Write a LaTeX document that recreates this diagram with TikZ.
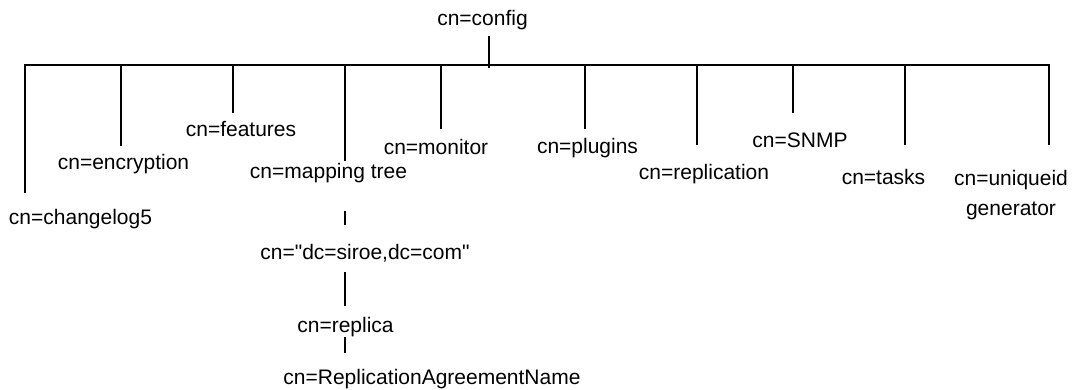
\documentclass[tikz,border=0pt]{standalone}
\usepackage{fontspec}
\setmainfont{Liberation Sans}
\begin{document}
\begin{tikzpicture}[x=1pt,y=-1pt,
  lbl/.style={anchor=base,inner sep=0pt,font=\fontsize{21}{30}\selectfont},
  conn/.style={line width=2pt,black}]
\useasboundingbox (0,0) rectangle (1073,390);
% labels
\node[lbl] (config) at (482.5,26) {cn=config};
\node[lbl] (changelog) at (80.5,225) {cn=changelog5};
\node[lbl] (encryption) at (123.5,170) {cn=encryption};
\node[lbl] (features) at (241,137) {cn=features};
\node[lbl] (mapping) at (328.5,179) {cn=mapping tree};
\node[lbl] (monitor) at (436,155) {cn=monitor};
\node[lbl] (plugins) at (587.5,154) {cn=plugins};
\node[lbl] (replication) at (704,180) {cn=replication};
\node[lbl] (snmp) at (800,148) {cn=SNMP};
\node[lbl] (tasks) at (883.5,185) {cn=tasks};
\node[lbl,align=center] (unique) at (1011,215) {cn=uniqueid\\generator};
\node[lbl] (dc) at (365,259) {cn=\textquotedbl dc=siroe,dc=com\textquotedbl};
\node[lbl] (replica) at (345.5,332) {cn=replica};
\node[lbl] (agreement) at (432,384) {cn=ReplicationAgreementName};
% connector end points
\coordinate (rootA) at (489,36);
\coordinate (rootB) at (489,68);
\coordinate (busL) at (25,65);
\coordinate (busR) at (1049,65);
\coordinate (cl) at (25,193);
\coordinate (en) at (121,146);
\coordinate (fe) at (233,113);
\coordinate (ma) at (345,161);
\coordinate (mo) at (441,129);
\coordinate (pl) at (585,129);
\coordinate (re) at (697,145);
\coordinate (sn) at (793,113);
\coordinate (ta) at (905,145);
\coordinate (un) at (1049,145);
\coordinate (s1a) at (345,211);
\coordinate (s1b) at (345,225);
\coordinate (s2a) at (345,272);
\coordinate (s2b) at (345,306);
\coordinate (s3a) at (345,337);
\coordinate (s3b) at (345,353);
% connectors
\draw[conn] (rootA) -- (rootB);
\draw[conn] (cl) -- (busL) -- (busR) -- (un);
\draw[conn] (en |- busL) -- (en);
\draw[conn] (fe |- busL) -- (fe);
\draw[conn] (ma |- busL) -- (ma);
\draw[conn] (mo |- busL) -- (mo);
\draw[conn] (pl |- busL) -- (pl);
\draw[conn] (re |- busL) -- (re);
\draw[conn] (sn |- busL) -- (sn);
\draw[conn] (ta |- busL) -- (ta);
\draw[conn] (s1a) -- (s1b);
\draw[conn] (s2a) -- (s2b);
\draw[conn] (s3a) -- (s3b);
\end{tikzpicture}
\end{document}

● ● ● ● ● ● ●

[SHORT PROBLEM]
Write the listing above out again exactly, dropping each image.

[OUTPUT OF THE TASK]
Write a LaTeX document that recreates this diagram with TikZ.
\documentclass[tikz,border=0pt]{standalone}
\usepackage{fontspec}
\setmainfont{Liberation Sans}
\begin{document}
\begin{tikzpicture}[x=1pt,y=-1pt,
  lbl/.style={anchor=base,inner sep=0pt,font=\fontsize{21}{30}\selectfont},
  conn/.style={line width=2pt,black}]
\useasboundingbox (0,0) rectangle (1073,390);
% labels
\node[lbl] (config) at (482.5,26) {cn=config};
\node[lbl] (changelog) at (80.5,225) {cn=changelog5};
\node[lbl] (encryption) at (123.5,170) {cn=encryption};
\node[lbl] (features) at (241,137) {cn=features};
\node[lbl] (mapping) at (328.5,179) {cn=mapping tree};
\node[lbl] (monitor) at (436,155) {cn=monitor};
\node[lbl] (plugins) at (587.5,154) {cn=plugins};
\node[lbl] (replication) at (704,180) {cn=replication};
\node[lbl] (snmp) at (800,148) {cn=SNMP};
\node[lbl] (tasks) at (883.5,185) {cn=tasks};
\node[lbl,align=center] (unique) at (1011,215) {cn=uniqueid\\generator};
\node[lbl] (dc) at (365,259) {cn=\textquotedbl dc=siroe,dc=com\textquotedbl};
\node[lbl] (replica) at (345.5,332) {cn=replica};
\node[lbl] (agreement) at (432,384) {cn=ReplicationAgreementName};
% connector end points
\coordinate (rootA) at (489,36);
\coordinate (rootB) at (489,68);
\coordinate (busL) at (25,65);
\coordinate (busR) at (1049,65);
\coordinate (cl) at (25,193);
\coordinate (en) at (121,146);
\coordinate (fe) at (233,113);
\coordinate (ma) at (345,161);
\coordinate (mo) at (441,129);
\coordinate (pl) at (585,129);
\coordinate (re) at (697,145);
\coordinate (sn) at (793,113);
\coordinate (ta) at (905,145);
\coordinate (un) at (1049,145);
\coordinate (s1a) at (345,211);
\coordinate (s1b) at (345,225);
\coordinate (s2a) at (345,272);
\coordinate (s2b) at (345,306);
\coordinate (s3a) at (345,337);
\coordinate (s3b) at (345,353);
% connectors
\draw[conn] (rootA) -- (rootB);
\draw[conn] (cl) -- (busL) -- (busR) -- (un);
\draw[conn] (en |- busL) -- (en);
\draw[conn] (fe |- busL) -- (fe);
\draw[conn] (ma |- busL) -- (ma);
\draw[conn] (mo |- busL) -- (mo);
\draw[conn] (pl |- busL) -- (pl);
\draw[conn] (re |- busL) -- (re);
\draw[conn] (sn |- busL) -- (sn);
\draw[conn] (ta |- busL) -- (ta);
\draw[conn] (s1a) -- (s1b);
\draw[conn] (s2a) -- (s2b);
\draw[conn] (s3a) -- (s3b);
\end{tikzpicture}
\end{document}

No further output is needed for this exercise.